"All of a sudden I knew then that for some time I'd been feeling that Ray wasn't quite square. There had been some little things—of course I said I wouldn't go in with him; and I don't know what else I said for I was pretty mad to find out what kind of a man he was and how he had fooled me. Perhaps I threatened to tell the police; anyway Ray said he would kill me before I had a chance to give him away if I didn't go into the deal with him, for then I wouldn't dare 'peach.' Still I refused.

"And then"—here a look of absolute terror came into Bowers's eyes—"then he suddenly struck me a terrible blow and I knew I was in a fight for my life. He fought like the desperate man that he was. I managed to reach down and pick up a stick and struck out: I never thought of killing the man; it was just a blind fight to defend myself.

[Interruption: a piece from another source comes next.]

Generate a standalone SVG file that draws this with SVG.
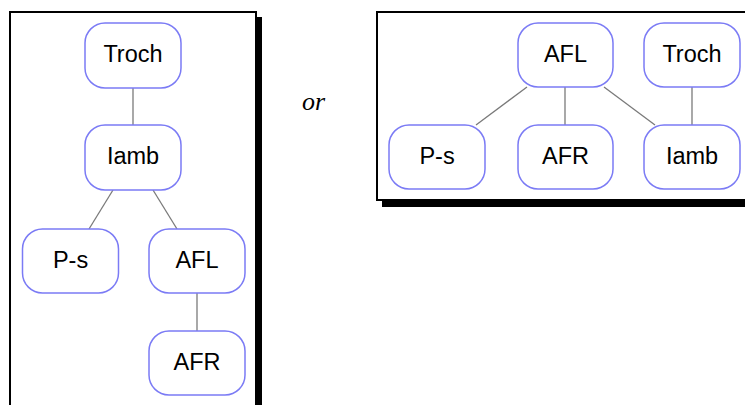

"But he let go and fell. When he did not move I bent over him and felt for his heart. I could not find it beating; but I could not believe he was dead. I waited for some sign of life but there was none. I was horror-struck and dazed; but I knew I could not leave him in the road where he had fallen, so I dragged him a little way into the woods. There I left him.

"I hurried back home to tell my wife what had happened; but when I opened the door my wife was sitting beside the cradle where the baby was. Cynthy was tired and sleepy with her day's work, and everything seemed so natural and peaceful I just couldn't tell her, and I couldn't think, or anything. So I told her she'd better go to bed while I went across the road to speak to her father.

"It wasn't more than nine o'clock then, and I found her father sitting alone smoking his pipe. He began to talk about his farm work. He didn't notice anything queer about me and I was so dazed-like that it all began to seem unreal to me. I tried once or twice to break into his talk and tell him, but I couldn't put the horror into words—I couldn't.

"Perhaps it wouldn't have made any difference if I had told him; anyway I didn't. When the body was found next morning of course they came right to our house with the story, for Ray had told folks that he was a relation of mine. I told just what had happened but it didn't count for anything—I was tried for murder and not given a chance to make any statement. Because I was well thought of by my neighbors they didn't give me the rope, but sent me here for life."

Bowers had been sixteen years in prison when I first met him. He had accepted his fate as an overwhelming misfortune, like blindness or paralysis, but never for a moment had he lost his self-respect, and he clung to his religion as the isle of refuge in his wrecked existence.

"Mailed in the armor of a pure intent" which the degradations of convict life could not penetrate, as the years passed he had achieved true serenity of spirit, and that no doubt contributed to his apparently unbroken health. His work was not on contract but in a shop where prison supplies were made, canes for the officers, etc. One day Bowers sent me a beautifully made cane, which I may be glad to use if I ever live to have rheumatism.

Bowers, like all life men, early laid his plans for a pardon and had a lawyer draw up a petition; but the difficulty in the case was that there wasn't a particle of evidence against the dead man excepting Bowers's own word. But Bowers's mind was set on establishing the truth of his statement regarding the character of the other man, and he saw only one way of doing this. Ray had said that his real name was Jones, and his photograph was in the rogues' gallery in St. Louis under the name of Jones. Now, if there was such a photograph in St. Louis Bowers determined to get it, and at last, after ten years, he obtained possession of the photograph, with the help of a lawyer, and again he looked upon the face of Ray, named Jones, with the record "horse-thief." The proven character of Jones did not alter the fact that he had been killed by Bowers; nor in that part of the country did it serve as a reason for release of Bowers; and the years went on the same as before.